You can migrate data from a self-managed Kudu cluster on your on-premises machine
to an E-MapReduce (EMR) cluster in which the Kudu service is deployed. This topic
describes the procedure in detail.
Prerequisites
- A self-managed Kudu cluster is created.
- An EMR Hadoop cluster is created, and Kudu is selected from the optional services
when you create the cluster. For more information, see Create a cluster.
Background information
EMR Kudu supports Apache Kudu 1.10 and 1.11. You can use backup and restore tools
provided by Apache Kudu to migrate data. The following figure shows the data migration
process.
Procedure
- Run the following command to view the names of the Kudu tables to be migrated:
Kudu table list {YourKuduMasterAddress}
Note {YourKuduMasterAddress}
specifies the internal IP addresses of the self-managed Kudu cluster. Separate multiple
IP addresses with commas (,).
- Use the backup tool provided by Apache Kudu to back up tables in the self-managed
Kudu cluster.
Perform incremental or full backups based on your business requirements.

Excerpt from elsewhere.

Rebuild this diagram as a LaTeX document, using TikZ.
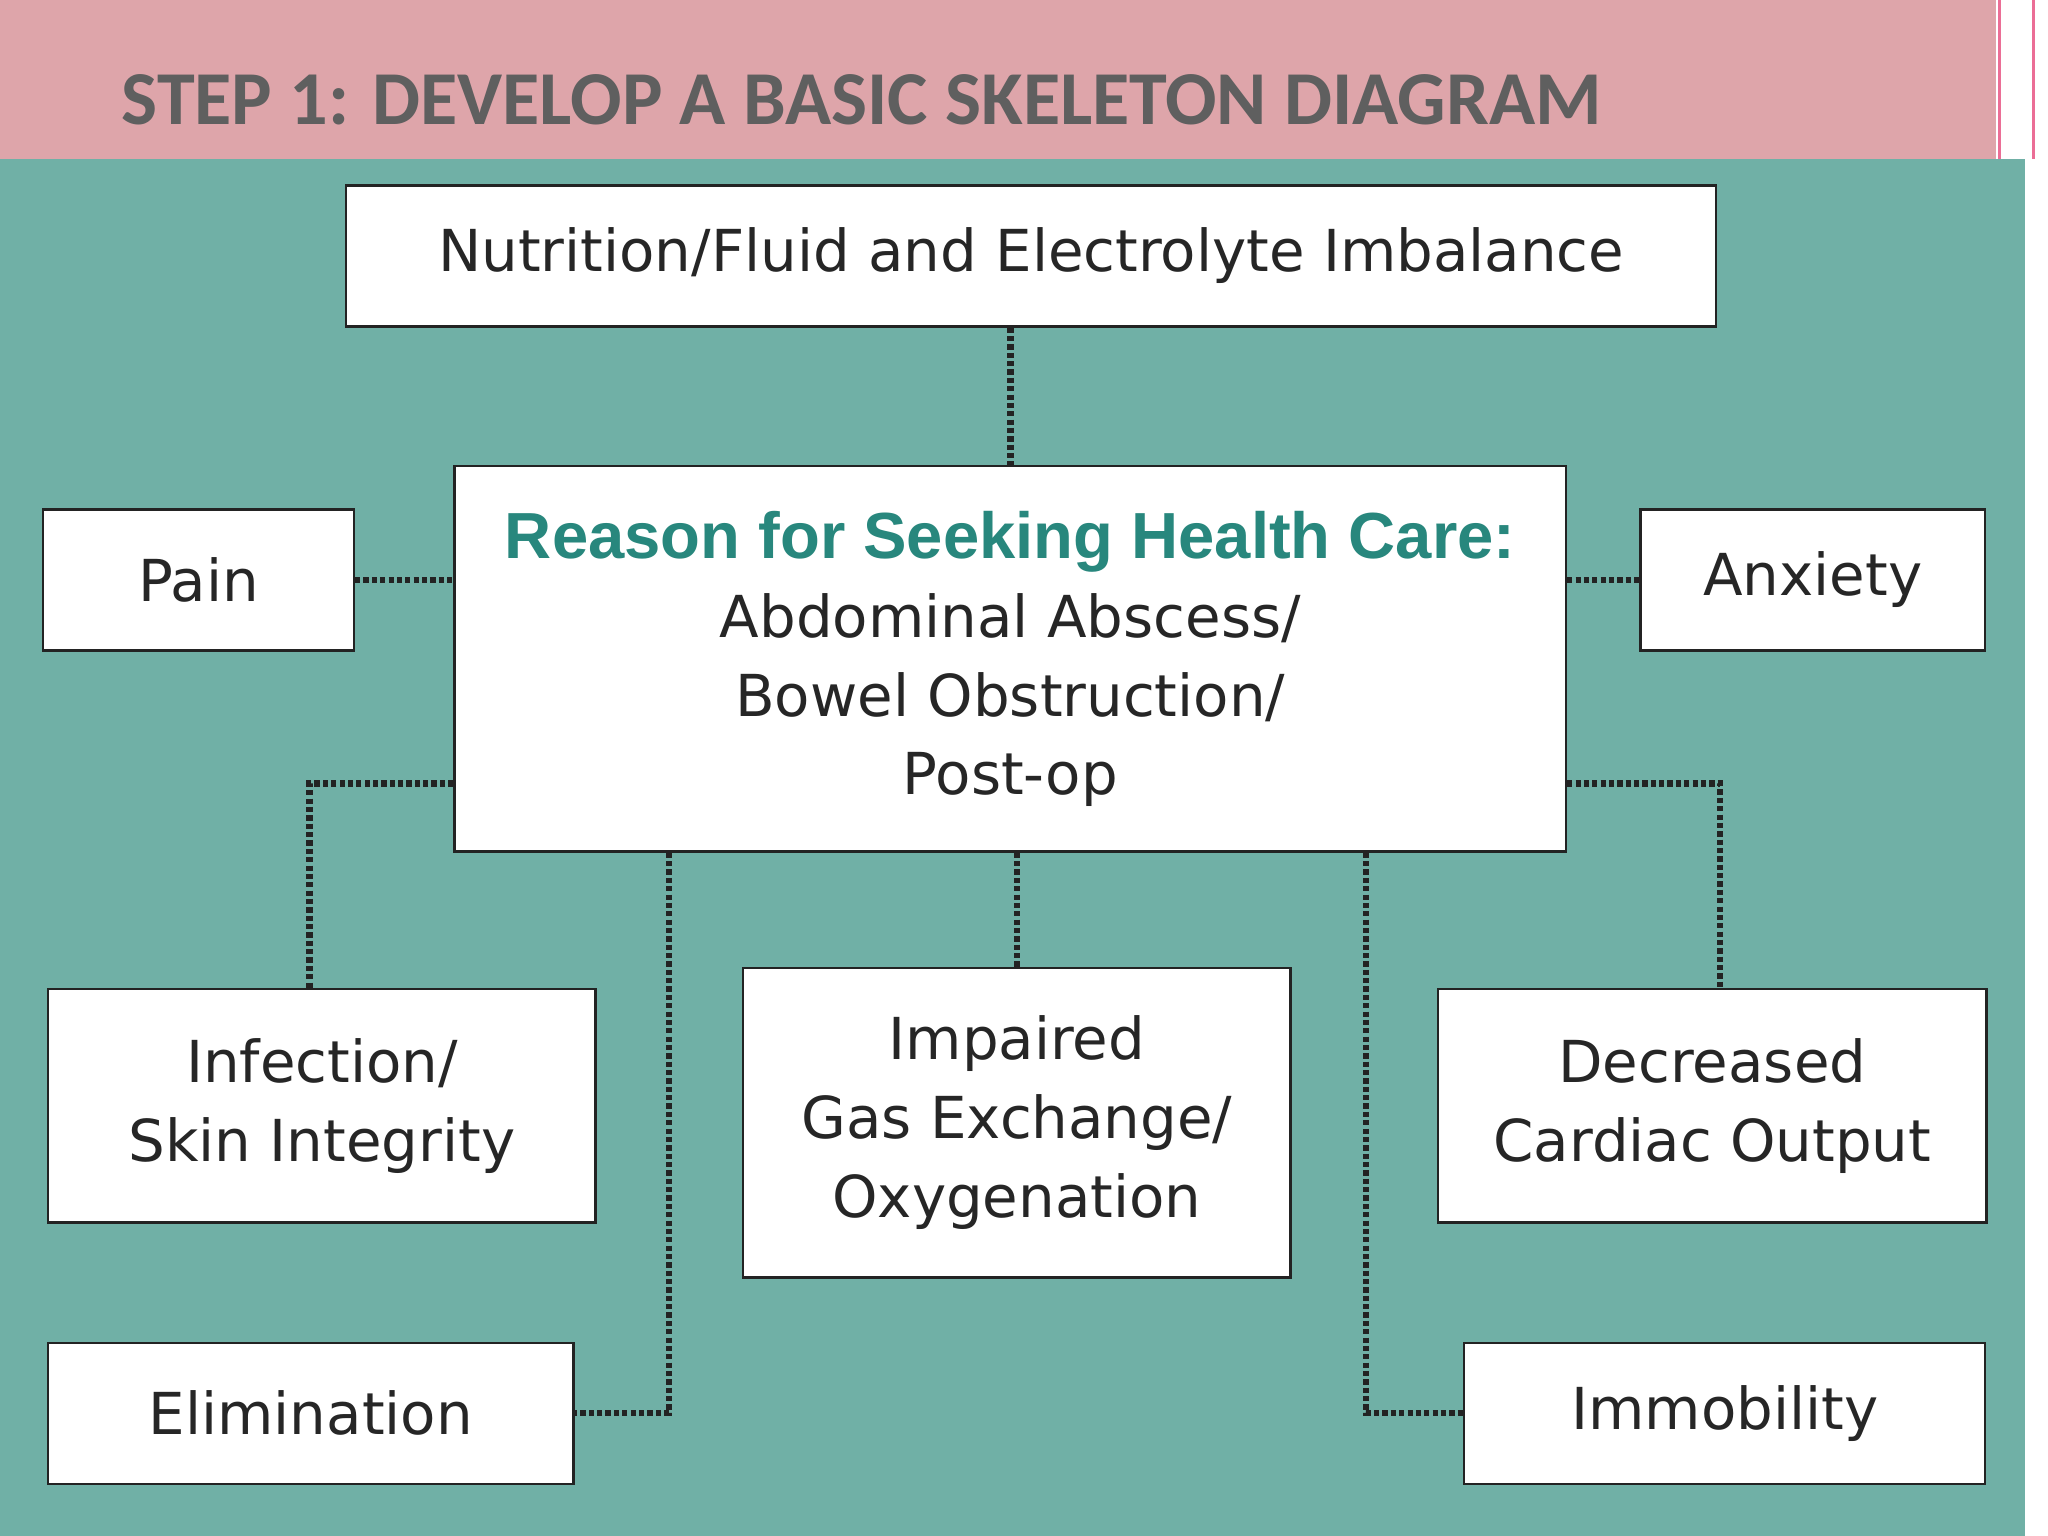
\documentclass[tikz,border=0pt]{standalone}
\usepackage{fontspec}
\setmainfont{DejaVu Sans}
\newfontfamily\titlefont{Carlito}
\newfontfamily\headfont{Liberation Sans}
\definecolor{teal1}{RGB}{112,176,166}
\definecolor{pink1}{RGB}{222,165,170}
\definecolor{pinkline}{RGB}{235,110,150}
\definecolor{titlegray}{RGB}{95,95,95}
\definecolor{headteal}{RGB}{40,135,125}
\definecolor{edge}{RGB}{35,35,35}
\tikzset{
 box/.style={draw=edge, line width=2.5pt, fill=white, align=center, inner sep=0pt,
   font=\fontsize{63}{86}\selectfont, text=black!85},
 conn/.style={draw=edge, line width=7pt, dash pattern=on 0.2cm off 0.12cm}
}
\begin{document}
\begin{tikzpicture}[x=0.05cm,y=-0.05cm]
\useasboundingbox (0,0) rectangle (1568,1176);
\fill[white] (0,0) rectangle (1568,1176);
\fill[teal1] (0,122) rectangle (1550,1176);
\fill[pink1] (0,0) rectangle (1528,122);
\draw[pinkline, line width=3pt] (1531,0) -- (1531,122);
\draw[pinkline, line width=3pt] (1557,0) -- (1557,122);
\node[anchor=base west, font=\titlefont\bfseries\fontsize{83}{90}\selectfont, text=titlegray, inner sep=0pt] (title) at (93,95) {STEP 1: DEVELOP A BASIC SKELETON DIAGRAM};

\node[box, minimum width=52.45cm, minimum height=5.4cm] (nut) at (789.5,196) {\raisebox{-0.1cm}{Nutrition/Fluid and Electrolyte Imbalance}};
\node[box, minimum width=42.55cm, minimum height=14.75cm] (rea) at (773.5,504.5) {{\headfont\bfseries\fontsize{71}{86}\selectfont\color{headteal}Reason for Seeking Health Care:}\\Abdominal Abscess/\\Bowel Obstruction/\\Post-op};
\node[box, minimum width=11.9cm, minimum height=5.4cm] (pain) at (152,444) {Pain};
\node[box, minimum width=13.2cm, minimum height=5.4cm] (anx) at (1388,444) {Anxiety};
\node[box, minimum width=20.95cm, minimum height=8.95cm] (inf) at (246.5,846.5) {Infection/\\Skin Integrity};
\node[box, minimum width=20.95cm, minimum height=11.85cm] (imp) at (778.5,859.5) {Impaired\\Gas Exchange/\\Oxygenation};
\node[box, minimum width=21cm, minimum height=8.95cm] (dec) at (1311,846.5) {Decreased\\Cardiac Output};
\node[box, minimum width=20.1cm, minimum height=5.4cm] (eli) at (238,1082) {Elimination};
\node[box, minimum width=19.95cm, minimum height=5.4cm] (imm) at (1320.5,1082) {Immobility};

\coordinate (lx) at (237,600);
\coordinate (rx) at (1317,600);
\coordinate (ex) at (512,1082);
\coordinate (mx) at (1046,1082);

\draw[conn] (nut.south -| rea.north) -- (rea.north);
\draw[conn] (pain.east) -- (pain.east -| rea.west);
\draw[conn] (rea.east |- anx.west) -- (anx.west);
\draw[conn] (rea.west |- lx) -- (lx) -- (lx |- inf.north);
\draw[conn] (rea.east |- rx) -- (rx) -- (rx |- dec.north);
\draw[conn] (rea.south -| ex) -- (ex) -- (eli.east);
\draw[conn] (rea.south -| mx) -- (mx) -- (imm.west);
\draw[conn] (rea.south -| imp.north) -- (imp.north);
\end{tikzpicture}
\end{document}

- Use Object Storage Service (OSS) as intermediate storage
spark-submit --class org.apache.kudu.backup.KuduBackup kudu-backup2_2.11-1.10.0.jar \
--kuduMasterAddresses master1-host,master-2-host,master-3-host \
--rootPath oss://{your_BucketName}/kudu-backups {YourTableList}
Note {your_BucketName}
specifies the name of your OSS bucket. {YourTableList}
specifies the list of tables that you want to back up.

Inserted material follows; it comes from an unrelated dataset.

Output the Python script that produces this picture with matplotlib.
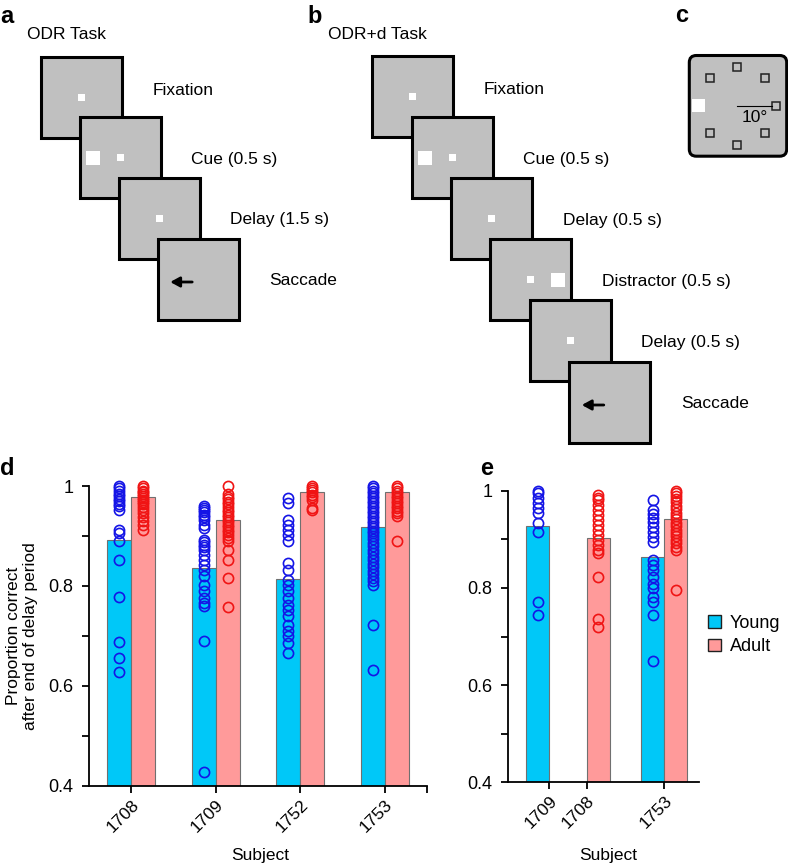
import numpy as np
import matplotlib
matplotlib.use('Agg')
import matplotlib.pyplot as plt
from matplotlib.patches import Rectangle, FancyBboxPatch, Patch

plt.rcParams['font.family'] = ['Liberation Sans', 'DejaVu Sans']

# ---- task diagrams (a, b)
a_steps = ['Fixation', 'Cue (0.5 s)', 'Delay (1.5 s)', 'Saccade']
a_kinds = ['fix', 'cue', 'fix', 'sac']
b_steps = ['Fixation', 'Cue (0.5 s)', 'Delay (0.5 s)', 'Distractor (0.5 s)', 'Delay (0.5 s)', 'Saccade']
b_kinds = ['fix', 'cue', 'fix', 'dist', 'fix', 'sac']

# ---- panel d data
d_subjects = ['1708', '1709', '1752', '1753']
d_young_mean = [0.892, 0.835, 0.813, 0.917]
d_adult_mean = [0.977, 0.932, 0.987, 0.987]
d_young_pts = [
    [1.0, 0.995, 0.989, 0.984, 0.979, 0.974, 0.969, 0.964, 0.959, 0.952, 0.912, 0.905,
     0.889, 0.852, 0.777, 0.687, 0.655, 0.627],
    [0.959, 0.955, 0.952, 0.947, 0.942, 0.937, 0.932, 0.922, 0.916, 0.892, 0.887, 0.882,
     0.877, 0.872, 0.862, 0.852, 0.842, 0.832, 0.819, 0.802, 0.789, 0.776, 0.766, 0.759,
     0.689, 0.427],
    [0.975, 0.965, 0.932, 0.922, 0.912, 0.902, 0.889, 0.845, 0.832, 0.812, 0.802, 0.789,
     0.776, 0.762, 0.752, 0.739, 0.722, 0.709, 0.699, 0.685, 0.665],
    [1.0, 0.995, 0.99, 0.985, 0.98, 0.975, 0.97, 0.965, 0.96, 0.955, 0.95, 0.945, 0.94,
     0.935, 0.93, 0.925, 0.92, 0.915, 0.91, 0.905, 0.9, 0.893, 0.886, 0.879, 0.872, 0.865,
     0.858, 0.851, 0.844, 0.837, 0.83, 0.823, 0.816, 0.809, 0.802, 0.722, 0.632],
]
d_adult_pts = [
    [1.0, 0.995, 0.99, 0.987, 0.983, 0.98, 0.976, 0.972, 0.968, 0.963, 0.958, 0.952,
     0.945, 0.938, 0.93, 0.922, 0.912],
    [1.0, 0.983, 0.978, 0.973, 0.968, 0.963, 0.957, 0.952, 0.947, 0.942, 0.937, 0.932,
     0.927, 0.922, 0.917, 0.912, 0.907, 0.902, 0.896, 0.889, 0.872, 0.852, 0.815, 0.757],
    [1.0, 0.996, 0.992, 0.987, 0.982, 0.977, 0.972, 0.955, 0.952],
    [1.0, 0.995, 0.99, 0.985, 0.98, 0.975, 0.97, 0.965, 0.96, 0.955, 0.95, 0.945, 0.94,
     0.889],
]

# ---- panel e data
e_subjects = ['1709', '1708', '1753']
e_young_mean = [0.928, None, 0.863]
e_adult_mean = [None, 0.903, 0.942]
e_young_pts = [
    [1.0, 0.995, 0.985, 0.974, 0.964, 0.954, 0.933, 0.916, 0.770, 0.744],
    None,
    [0.981, 0.96, 0.953, 0.944, 0.936, 0.926, 0.916, 0.905, 0.895, 0.857, 0.847, 0.837,
     0.823, 0.809, 0.799, 0.782, 0.771, 0.744, 0.649],
]
e_adult_pts = [
    None,
    [0.991, 0.986, 0.981, 0.971, 0.961, 0.95, 0.94, 0.93, 0.92, 0.909, 0.899, 0.889,
     0.878, 0.872, 0.822, 0.735, 0.719],
    [1.0, 0.995, 0.99, 0.983, 0.976, 0.969, 0.962, 0.955, 0.948, 0.941, 0.934, 0.927,
     0.92, 0.913, 0.906, 0.899, 0.892, 0.885, 0.878, 0.795],
]

GRAY = '#c0c0c0'
CYAN = '#00c8f8'
PINK = '#ff9a9a'
BLUE = '#1414e6'
RED = '#f01414'

W, H = 788, 865
fig = plt.figure(figsize=(W / 100, H / 100), dpi=100)

# overlay axes in pixel units for the diagrams
ov = fig.add_axes([0, 0, 1, 1])
ov.set_xlim(0, W)
ov.set_ylim(H, 0)
ov.axis('off')

FS = 81


def draw_sequence(x0, y0, dx, dy, kinds, steps):
    for i, (kind, lab) in enumerate(zip(kinds, steps)):
        x = x0 + i * dx
        y = y0 + i * dy
        z = 2 + i
        ov.add_patch(Rectangle((x, y), FS, FS, fc=GRAY, ec='k', lw=2.2, zorder=z))
        cx, cy = x + FS / 2, y + FS / 2
        if kind != 'sac':
            ov.add_patch(Rectangle((cx - 3.5, cy - 3.5), 7, 7, fc='white', ec='none', zorder=z))
        if kind == 'cue':
            ov.add_patch(Rectangle((cx - 34.5, cy - 7), 14, 14, fc='white', ec='none', zorder=z))
        if kind == 'dist':
            ov.add_patch(Rectangle((cx + 20.5, cy - 7), 14, 14, fc='white', ec='none', zorder=z))
        if kind == 'sac':
            ov.annotate('', xy=(cx - 28, cy + 3), xytext=(cx - 6, cy + 3),
                        arrowprops=dict(arrowstyle='-|>,head_length=0.55,head_width=0.3',
                                        lw=2, color='k', shrinkA=0, shrinkB=0),
                        zorder=z + 0.5)
        ty = y + (38 if i == 0 else 46.5)
        ov.text(x + FS + 30.5, ty, lab, fontsize=12.5, va='baseline', ha='left')


draw_sequence(41, 56.7, 38.9, 60.6, a_kinds, a_steps)
draw_sequence(372.3, 56, 39.4, 61.1, b_kinds, b_steps)

ov.text(0, 22.7, 'a', fontsize=17, fontweight='bold', va='baseline')
ov.text(27, 39.3, 'ODR Task', fontsize=12.5, va='baseline')
ov.text(307, 22.7, 'b', fontsize=17, fontweight='bold', va='baseline')
ov.text(328, 39.3, 'ODR+d Task', fontsize=12.5, va='baseline')
ov.text(675, 21.7, 'c', fontsize=17, fontweight='bold', va='baseline')

# panel c: target layout
ov.add_patch(FancyBboxPatch((689.3, 55.5), 97.4, 100.7, boxstyle='round,pad=0,rounding_size=7',
                            fc=GRAY, ec='k', lw=2.2, zorder=2))
ccx, ccy, rad = 737.5, 105.5, 39
for ang in range(0, 360, 45):
    tx = ccx + rad * np.cos(np.radians(ang))
    ty = ccy - rad * np.sin(np.radians(ang))
    if ang == 180:
        ov.add_patch(Rectangle((tx - 6.5, ty - 6.5), 13, 13, fc='white', ec='none', zorder=3))
    else:
        ov.add_patch(Rectangle((tx - 4, ty - 4), 8, 8, fc='none', ec='#222222', lw=1.1, zorder=3))
ov.plot([ccx, ccx + rad - 4], [ccy, ccy], color='k', lw=0.8, zorder=3)
ov.text(755, 118, '10°', fontsize=12.5, ha='center', va='center', zorder=3)

ov.text(0, 475, 'd', fontsize=17, fontweight='bold', va='baseline')
ov.text(480, 475, 'e', fontsize=17, fontweight='bold', va='baseline')


def style_axis(ax):
    ax.set_ylim(0.4, 1.0)
    for s in ['top', 'right']:
        ax.spines[s].set_visible(False)
    for s in ['left', 'bottom']:
        ax.spines[s].set_linewidth(1.3)
    ax.set_yticks([0.4, 0.6, 0.8, 1.0])
    ax.set_yticklabels(['0.4', '0.6', '0.8', '1'])
    ax.set_yticks([0.5, 0.7, 0.9], minor=True)
    ax.tick_params(which='both', direction='out', length=5, width=1.3)
    ax.tick_params(axis='y', labelsize=13, pad=6)
    ax.tick_params(axis='x', labelsize=12.5, pad=3)


def draw_points(ax, x, pts, color):
    ax.plot(np.full(len(pts), x), pts, 'o', mfc='none', mec=color, ms=7.3, mew=1.2,
            clip_on=False, zorder=4)


# ---- panel d
ax_d = fig.add_axes([89 / W, 1 - 785.7 / H, 338 / W, 299.7 / H])
bw = 0.285
xd = np.arange(1, len(d_subjects) + 1)
ax_d.bar(xd - bw / 2, d_young_mean, bw, color=CYAN, edgecolor='#707070', lw=0.8, zorder=2)
ax_d.bar(xd + bw / 2, d_adult_mean, bw, color=PINK, edgecolor='#707070', lw=0.8, zorder=2)
for i in range(len(d_subjects)):
    draw_points(ax_d, xd[i] - bw / 2, d_young_pts[i], BLUE)
    draw_points(ax_d, xd[i] + bw / 2, d_adult_pts[i], RED)
ax_d.set_xlim(0.5, 4.5)
style_axis(ax_d)
ax_d.set_xticks(xd)
ax_d.set_xticks([4.5], minor=True)
ax_d.set_xticklabels(d_subjects, rotation=45, ha='right', va='top', rotation_mode='anchor')
ax_d.set_xlabel('Subject', fontsize=12.5)
ax_d.xaxis.set_label_coords(0.506, -0.208)
ax_d.set_ylabel('Proportion correct\nafter end of delay period', fontsize=12.5)
ax_d.yaxis.set_label_coords(-0.15, 0.5)

# ---- panel e
ax_e = fig.add_axes([507.7 / W, 1 - 782.3 / H, 191.3 / W, 291.6 / H])
bwe = 0.36
xe = [1.152, 1.739, 2.956]
for i in range(len(e_subjects)):
    if e_young_mean[i] is not None:
        ax_e.bar(xe[i] - bwe / 2, e_young_mean[i], bwe, color=CYAN, edgecolor='#707070',
                 lw=0.8, zorder=2)
        draw_points(ax_e, xe[i] - bwe / 2, e_young_pts[i], BLUE)
    if e_adult_mean[i] is not None:
        ax_e.bar(xe[i] + bwe / 2, e_adult_mean[i], bwe, color=PINK, edgecolor='#707070',
                 lw=0.8, zorder=2)
        draw_points(ax_e, xe[i] + bwe / 2, e_adult_pts[i], RED)
ax_e.set_xlim(0.5, 3.5)
style_axis(ax_e)
ax_e.set_xticks(xe)
ax_e.set_xticklabels(e_subjects, rotation=45, ha='right', va='top', rotation_mode='anchor')
ax_e.set_xlabel('Subject', fontsize=12.5)
ax_e.xaxis.set_label_coords(0.526, -0.226)

handles = [Patch(fc=CYAN, ec='#202020', lw=1), Patch(fc=PINK, ec='#202020', lw=1)]
fig.legend(handles, ['Young', 'Adult'], loc='center left',
           bbox_to_anchor=(708 / W, 1 - 635 / H), frameon=False, fontsize=13,
           handlelength=0.7, handleheight=0.7, handletextpad=0.5, labelspacing=0.35,
           borderpad=0, borderaxespad=0)

fig.savefig('out.png', dpi=100)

- Use HDFS as intermediate storage
spark-submit --class org.apache.kudu.backup.KuduBackup kudu-backup2_2.11-1.10.0.jar \
--kuduMasterAddresses master1-host,master-2-host,master-3-host \
--rootPath hdfs://{YourHDFSCluster}/kudu-backups {YourTableList}
Note {YourHDFSCluster}
specifies the address of your Hadoop cluster.
- Check the data related to the Kudu backup directory.
- Run the restore command on the EMR Kudu cluster to import data from the intermediate
storage to the EMR Kudu cluster.
Sample code:
- OSS used as intermediate storage
spark-submit --class org.apache.kudu.backup.KuduRestore kudu-backup2_2.11-1.10.0.jar \
--kuduMasterAddresses master1-host,master-2-host,master-3-host \
--rootPath oss://{your_BucketName}/kudu-backups {YourTableList}
- HDFS used as intermediate storage
spark-submit --class org.apache.kudu.backup.KuduRestore kudu-backup2_2.11-1.10.0.jar \
--kuduMasterAddresses master1-host,master-2-host,master-3-host \
--rootPath hdfs://{YourHDFSCluster}/kudu-backups {YourTableList}
- Check whether data in tables and names of tables in the EMR Kudu cluster are consistent
with data in tables and names of tables that are queried by using a compute engine.